1.1.1. **The main problem with Test-Retest is that some form of memory or experience is involved when the test is taken the second time.

1.1.2. The interval between testing must be considered: the longer the interval between tests, the less reliable the test results will be.

### 1.2. Alternate Forms (Equivalence): a method of using two forms of a test to obtain an estimate of the reliability of the scores of a test.

1.2.1. Both forms of a test are given to students and the correlation between the two sets of scores is determined.

### 1.3. Internal Consistency: a method of ensuring that items in a test are correlated. *If a student does well on one item, then he or she should do well on other, similar items*

1.3.1. Split halves: the process of splitting a test into two equal halves and finding the correlation between the two.

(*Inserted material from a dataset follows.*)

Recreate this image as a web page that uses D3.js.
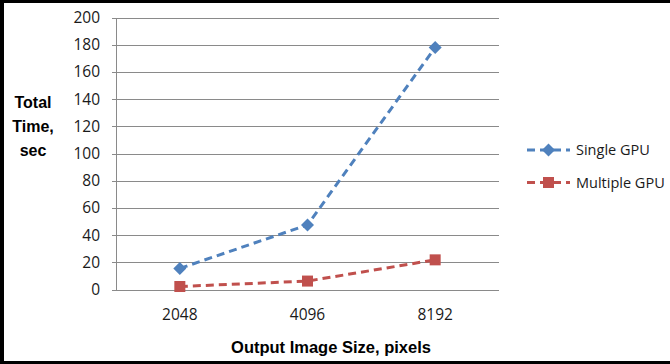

1.3.1.1. **Only works when items of different levels of difficulty are randomly spread throughout a test**

1.3.2. Odd-Even Reliability: test items are divided into two halves by placing all odd-numbered items into one half and all even-numbered items into the other half.

## 2. Validity: achieved when a test measures what it's supposed to measure (P. 326).

### 2.1. Content Validity: Established by inspecting test questions to see whether or not they match learning objectives.

2.1.1. **Easy to see in achievement tests, but difficult to see in personality or aptitude tests**

2.1.2. Gives information about whether a test looks valid, but does not indicate whether the reading level is too high or if items are poorly written.

### 2.2. Criterion-Related: a method of correlating scores from a test with an extreme criterion.

2.2.1. Concurrent--deals with measures that can be given at the same time as the original measure to be validated. **A test developer who designs a short screening test that measures IQ might show that the test is highly correlated with the Binet IV and establish concurrent-related validity evidence for the test**

2.2.2. Yields a numeric value (a correlation coefficient) called a validity coefficient.

2.2.3. Is determined by giving the new test and the established test to test-takers then finding correlation between the two sets of scores.

### 2.3. Construct Validity: used if a test is being created to measure something not previously measures, or not measured well, and no criterion exists to compare the test to.

2.3.1. **A test has construct validity if its relationship to other information corresponds well with some theory**

2.3.2. Any information that shows whether results from a test correspond to what is expected says something about the construct validity evidence for that test.